"Here I am": The Ethics of Witnessing in Etty Hillesum's An Interrupted Life
The concept of witnessing has both juridical and religious connotations: juridical eye-witnesses testify to that which can be seen, known, and told, while religious witnesses testify to “that which cannot be seen,” the mystery an Infinite Other who exceeds my knowledge, representation, and being (Oliver 16; Levinas 146). From a religious perspective, testifying to Infinity means, in effect, to bear witness to the height (beyond knowing) and the exteriority (wholly other to oneself) of God (Ricoeur 108). For continental philosopher Emmanuel Levinas, the testimony par excellence is “here I am,” a complete openness and generosity of being for the Other. He argues that this sacred testimony functions as a paradigm by which to encounter other people responsibly in everyday relationships (150). How might testifying to Infinity function in practical, relational, and narrative terms? I argue that Etty Hillesum – a Jewish woman living in Nazi Holland – embodies a Levinasian sense of witnessing in her journal, AN INTERRUPTED LIFE. In a life of unconventional spirituality, Hillesum orients herself towards Infinity in prayer to God. From this position, she signifies herself and responds to the lives of others in radically transformative and practical ways. First, she witnesses Infinity as part of her identity and thus sees herself beyond ontological identity markers (Jewish, woman, victim). Constituting her life beyond these categories, she testifies to an alternative story of beauty and meaning in the midst of suffering. Second, she witnesses Infinity as a trace of God in other people. As a result, she is able to respond to both her fellow Jews and her Nazi oppressors in generosity of mind and action, encountering each person as another human being. Hillesum’s remarkable story functions as a contemporary challenge to live out peaceful and ethical interactions with others in both political crisis and ordinary interpersonal relationships.
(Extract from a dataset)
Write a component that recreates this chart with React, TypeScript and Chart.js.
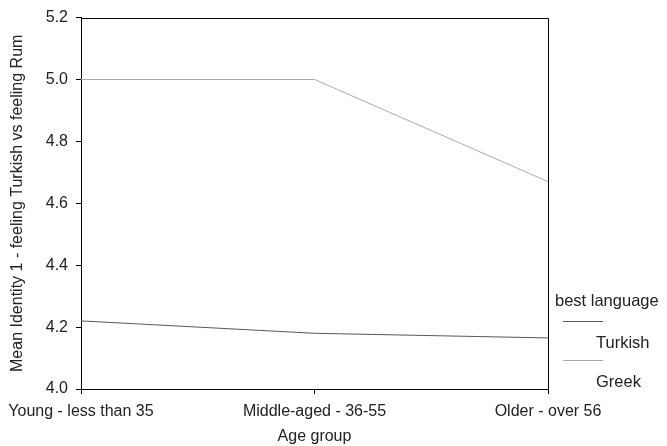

Bettina Stumm is a doctoral candidate at the University of British Columbia. Her research examines the relational intersections and negotiations between writer and subject in collaborative autobiography, and the ethical responsibilities involved in such processes. In her work, she develops an ethical framework for guiding the relational practices of witnessing others more generally, exploring the possibilities and complications in collaborative narratives that emerge from sites of human suffering, loss, and grief. She has recently assisted in writing the Holocaust memoir, A LONG LABOUR with Mrs. Rhodea Shandler (Ronsdale 2007), and is currently the reviews editor for LIFE WRITING.